» **WHAT TO PRODUCE**:
Output the material beneath this task exactly, images excluded.

» **GIVEN INFORMATION**:

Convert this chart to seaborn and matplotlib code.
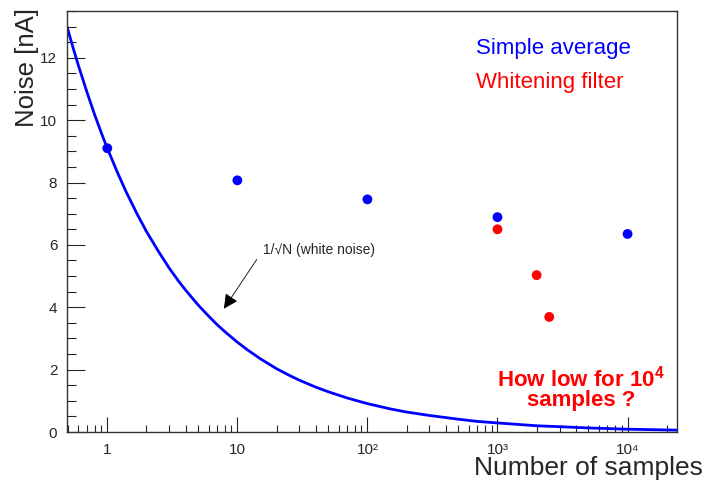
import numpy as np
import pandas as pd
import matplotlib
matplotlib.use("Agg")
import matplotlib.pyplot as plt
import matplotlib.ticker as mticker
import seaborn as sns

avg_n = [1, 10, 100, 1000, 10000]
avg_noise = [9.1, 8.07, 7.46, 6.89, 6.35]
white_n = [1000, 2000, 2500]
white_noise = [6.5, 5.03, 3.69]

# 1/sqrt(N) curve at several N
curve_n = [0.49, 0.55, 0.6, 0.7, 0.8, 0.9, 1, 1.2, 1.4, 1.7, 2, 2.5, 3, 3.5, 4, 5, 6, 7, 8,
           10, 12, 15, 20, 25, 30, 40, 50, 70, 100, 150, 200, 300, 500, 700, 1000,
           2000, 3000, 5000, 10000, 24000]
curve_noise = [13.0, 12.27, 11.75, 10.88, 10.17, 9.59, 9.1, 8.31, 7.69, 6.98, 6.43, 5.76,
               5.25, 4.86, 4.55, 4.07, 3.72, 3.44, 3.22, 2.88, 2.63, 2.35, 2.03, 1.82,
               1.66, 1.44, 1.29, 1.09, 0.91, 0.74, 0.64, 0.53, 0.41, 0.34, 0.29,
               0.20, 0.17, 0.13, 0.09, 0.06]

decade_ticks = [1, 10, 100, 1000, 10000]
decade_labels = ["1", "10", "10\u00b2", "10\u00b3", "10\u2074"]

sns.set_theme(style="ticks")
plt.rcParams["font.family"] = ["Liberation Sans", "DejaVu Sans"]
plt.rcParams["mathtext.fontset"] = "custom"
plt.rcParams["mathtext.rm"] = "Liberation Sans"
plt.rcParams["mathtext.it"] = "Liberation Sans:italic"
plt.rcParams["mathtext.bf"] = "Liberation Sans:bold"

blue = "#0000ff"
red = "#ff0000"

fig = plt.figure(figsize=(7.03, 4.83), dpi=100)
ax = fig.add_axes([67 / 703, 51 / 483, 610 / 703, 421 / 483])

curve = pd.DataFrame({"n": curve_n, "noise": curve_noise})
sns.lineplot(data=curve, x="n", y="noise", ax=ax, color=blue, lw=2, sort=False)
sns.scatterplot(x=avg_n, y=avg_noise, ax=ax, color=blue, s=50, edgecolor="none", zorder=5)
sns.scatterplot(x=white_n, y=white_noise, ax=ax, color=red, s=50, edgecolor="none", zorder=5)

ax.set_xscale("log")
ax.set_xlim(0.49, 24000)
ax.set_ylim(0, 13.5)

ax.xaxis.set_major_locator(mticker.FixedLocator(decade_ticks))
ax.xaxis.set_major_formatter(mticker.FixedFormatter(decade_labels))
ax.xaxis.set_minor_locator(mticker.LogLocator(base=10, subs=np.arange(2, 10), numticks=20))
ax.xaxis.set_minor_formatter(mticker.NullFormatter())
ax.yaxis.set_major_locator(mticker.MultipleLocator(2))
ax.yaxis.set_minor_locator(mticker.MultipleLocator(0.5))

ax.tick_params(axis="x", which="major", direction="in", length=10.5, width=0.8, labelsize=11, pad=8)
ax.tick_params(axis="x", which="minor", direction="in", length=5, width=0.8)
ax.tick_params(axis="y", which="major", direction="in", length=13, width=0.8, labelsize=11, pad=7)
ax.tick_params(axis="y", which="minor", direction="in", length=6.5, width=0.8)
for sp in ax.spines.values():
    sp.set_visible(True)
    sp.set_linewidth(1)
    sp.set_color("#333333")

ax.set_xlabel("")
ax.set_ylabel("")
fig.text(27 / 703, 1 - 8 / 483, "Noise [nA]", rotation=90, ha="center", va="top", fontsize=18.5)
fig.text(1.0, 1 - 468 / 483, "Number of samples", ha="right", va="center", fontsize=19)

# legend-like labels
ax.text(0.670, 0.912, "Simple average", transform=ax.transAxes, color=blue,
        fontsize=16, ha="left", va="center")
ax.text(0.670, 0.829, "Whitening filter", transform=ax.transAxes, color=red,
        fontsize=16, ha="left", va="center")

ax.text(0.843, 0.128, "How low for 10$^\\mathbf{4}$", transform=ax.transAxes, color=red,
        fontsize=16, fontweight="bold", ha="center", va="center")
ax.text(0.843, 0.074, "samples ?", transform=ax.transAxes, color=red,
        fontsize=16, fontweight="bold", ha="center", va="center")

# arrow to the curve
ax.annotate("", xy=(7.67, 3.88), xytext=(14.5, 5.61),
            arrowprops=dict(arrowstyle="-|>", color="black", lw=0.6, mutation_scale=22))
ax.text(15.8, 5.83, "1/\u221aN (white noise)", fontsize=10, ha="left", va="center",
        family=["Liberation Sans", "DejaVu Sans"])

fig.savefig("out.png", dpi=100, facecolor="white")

» **EXERCISE SOLUTION**:
Convert this chart to seaborn and matplotlib code.
import numpy as np
import pandas as pd
import matplotlib
matplotlib.use("Agg")
import matplotlib.pyplot as plt
import matplotlib.ticker as mticker
import seaborn as sns

avg_n = [1, 10, 100, 1000, 10000]
avg_noise = [9.1, 8.07, 7.46, 6.89, 6.35]
white_n = [1000, 2000, 2500]
white_noise = [6.5, 5.03, 3.69]

# 1/sqrt(N) curve at several N
curve_n = [0.49, 0.55, 0.6, 0.7, 0.8, 0.9, 1, 1.2, 1.4, 1.7, 2, 2.5, 3, 3.5, 4, 5, 6, 7, 8,
           10, 12, 15, 20, 25, 30, 40, 50, 70, 100, 150, 200, 300, 500, 700, 1000,
           2000, 3000, 5000, 10000, 24000]
curve_noise = [13.0, 12.27, 11.75, 10.88, 10.17, 9.59, 9.1, 8.31, 7.69, 6.98, 6.43, 5.76,
               5.25, 4.86, 4.55, 4.07, 3.72, 3.44, 3.22, 2.88, 2.63, 2.35, 2.03, 1.82,
               1.66, 1.44, 1.29, 1.09, 0.91, 0.74, 0.64, 0.53, 0.41, 0.34, 0.29,
               0.20, 0.17, 0.13, 0.09, 0.06]

decade_ticks = [1, 10, 100, 1000, 10000]
decade_labels = ["1", "10", "10\u00b2", "10\u00b3", "10\u2074"]

sns.set_theme(style="ticks")
plt.rcParams["font.family"] = ["Liberation Sans", "DejaVu Sans"]
plt.rcParams["mathtext.fontset"] = "custom"
plt.rcParams["mathtext.rm"] = "Liberation Sans"
plt.rcParams["mathtext.it"] = "Liberation Sans:italic"
plt.rcParams["mathtext.bf"] = "Liberation Sans:bold"

blue = "#0000ff"
red = "#ff0000"

fig = plt.figure(figsize=(7.03, 4.83), dpi=100)
ax = fig.add_axes([67 / 703, 51 / 483, 610 / 703, 421 / 483])

curve = pd.DataFrame({"n": curve_n, "noise": curve_noise})
sns.lineplot(data=curve, x="n", y="noise", ax=ax, color=blue, lw=2, sort=False)
sns.scatterplot(x=avg_n, y=avg_noise, ax=ax, color=blue, s=50, edgecolor="none", zorder=5)
sns.scatterplot(x=white_n, y=white_noise, ax=ax, color=red, s=50, edgecolor="none", zorder=5)

ax.set_xscale("log")
ax.set_xlim(0.49, 24000)
ax.set_ylim(0, 13.5)

ax.xaxis.set_major_locator(mticker.FixedLocator(decade_ticks))
ax.xaxis.set_major_formatter(mticker.FixedFormatter(decade_labels))
ax.xaxis.set_minor_locator(mticker.LogLocator(base=10, subs=np.arange(2, 10), numticks=20))
ax.xaxis.set_minor_formatter(mticker.NullFormatter())
ax.yaxis.set_major_locator(mticker.MultipleLocator(2))
ax.yaxis.set_minor_locator(mticker.MultipleLocator(0.5))

ax.tick_params(axis="x", which="major", direction="in", length=10.5, width=0.8, labelsize=11, pad=8)
ax.tick_params(axis="x", which="minor", direction="in", length=5, width=0.8)
ax.tick_params(axis="y", which="major", direction="in", length=13, width=0.8, labelsize=11, pad=7)
ax.tick_params(axis="y", which="minor", direction="in", length=6.5, width=0.8)
for sp in ax.spines.values():
    sp.set_visible(True)
    sp.set_linewidth(1)
    sp.set_color("#333333")

ax.set_xlabel("")
ax.set_ylabel("")
fig.text(27 / 703, 1 - 8 / 483, "Noise [nA]", rotation=90, ha="center", va="top", fontsize=18.5)
fig.text(1.0, 1 - 468 / 483, "Number of samples", ha="right", va="center", fontsize=19)

# legend-like labels
ax.text(0.670, 0.912, "Simple average", transform=ax.transAxes, color=blue,
        fontsize=16, ha="left", va="center")
ax.text(0.670, 0.829, "Whitening filter", transform=ax.transAxes, color=red,
        fontsize=16, ha="left", va="center")

ax.text(0.843, 0.128, "How low for 10$^\\mathbf{4}$", transform=ax.transAxes, color=red,
        fontsize=16, fontweight="bold", ha="center", va="center")
ax.text(0.843, 0.074, "samples ?", transform=ax.transAxes, color=red,
        fontsize=16, fontweight="bold", ha="center", va="center")

# arrow to the curve
ax.annotate("", xy=(7.67, 3.88), xytext=(14.5, 5.61),
            arrowprops=dict(arrowstyle="-|>", color="black", lw=0.6, mutation_scale=22))
ax.text(15.8, 5.83, "1/\u221aN (white noise)", fontsize=10, ha="left", va="center",
        family=["Liberation Sans", "DejaVu Sans"])

fig.savefig("out.png", dpi=100, facecolor="white")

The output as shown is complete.